Abstract

The objectives of this study were to describe (1) the osmotic environment and precise location of the Proterometra macrostoma redia in its snail intermediate host, (2) where retraction of the distome body into the cercarial tail occurs, and (3) the subsequent emergence path of the cercaria out of the snail. Snails, Elimia semicarinata, were collected from North Elkhorn Creek in Scott County, Kentucky and screened daily for patent infections. Live rediae were extracted from infected snails in either artificial pond water (APW) or artificial snail water (ASW) and monitored for changes in morphology and movement every hour over 5 hr at 22 C. Infected and control snails were simultaneously fixed and decalcified in Cal-Ex II, prepared for routine paraffin sectioning, and serial sections subsequently analyzed for rediae and cercariae location. Significantly (χ2 = 42.45; 1 df; P = 0.0001) more rediae showed movement in ASW than in APW after 5 hr, suggesting a host compartment separate from the mantle cavity.

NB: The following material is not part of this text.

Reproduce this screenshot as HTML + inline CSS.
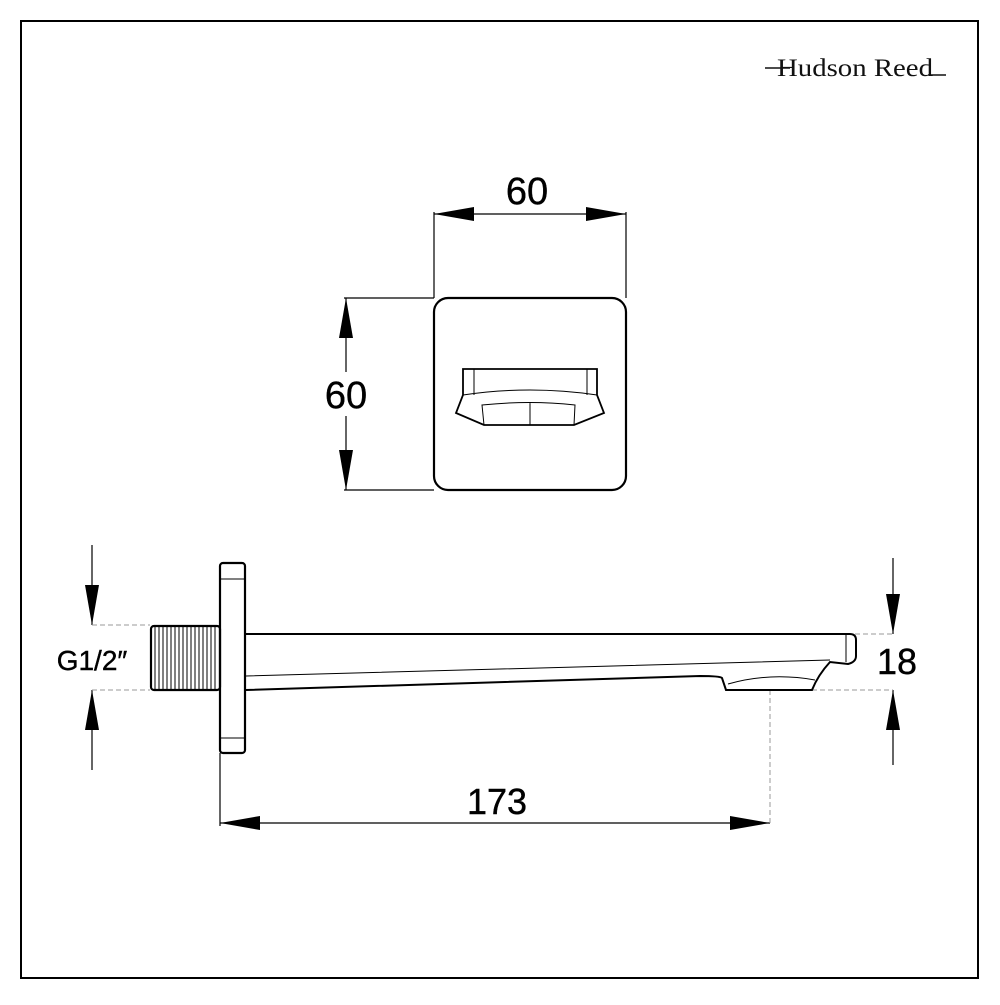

Histological sections clearly showed rediae developing in close association with the snail digestive tract, within the peri-intestinal sinus of the snail, and isolated from the mantle cavity by a mantle membrane. Retraction of the distome body into the cercarial tail follows the emergence of the cercaria from the redia. Cercariae then enter the mantle cavity and emerge into fresh water through a siphon-like structure formed by the mantle collar of the snail.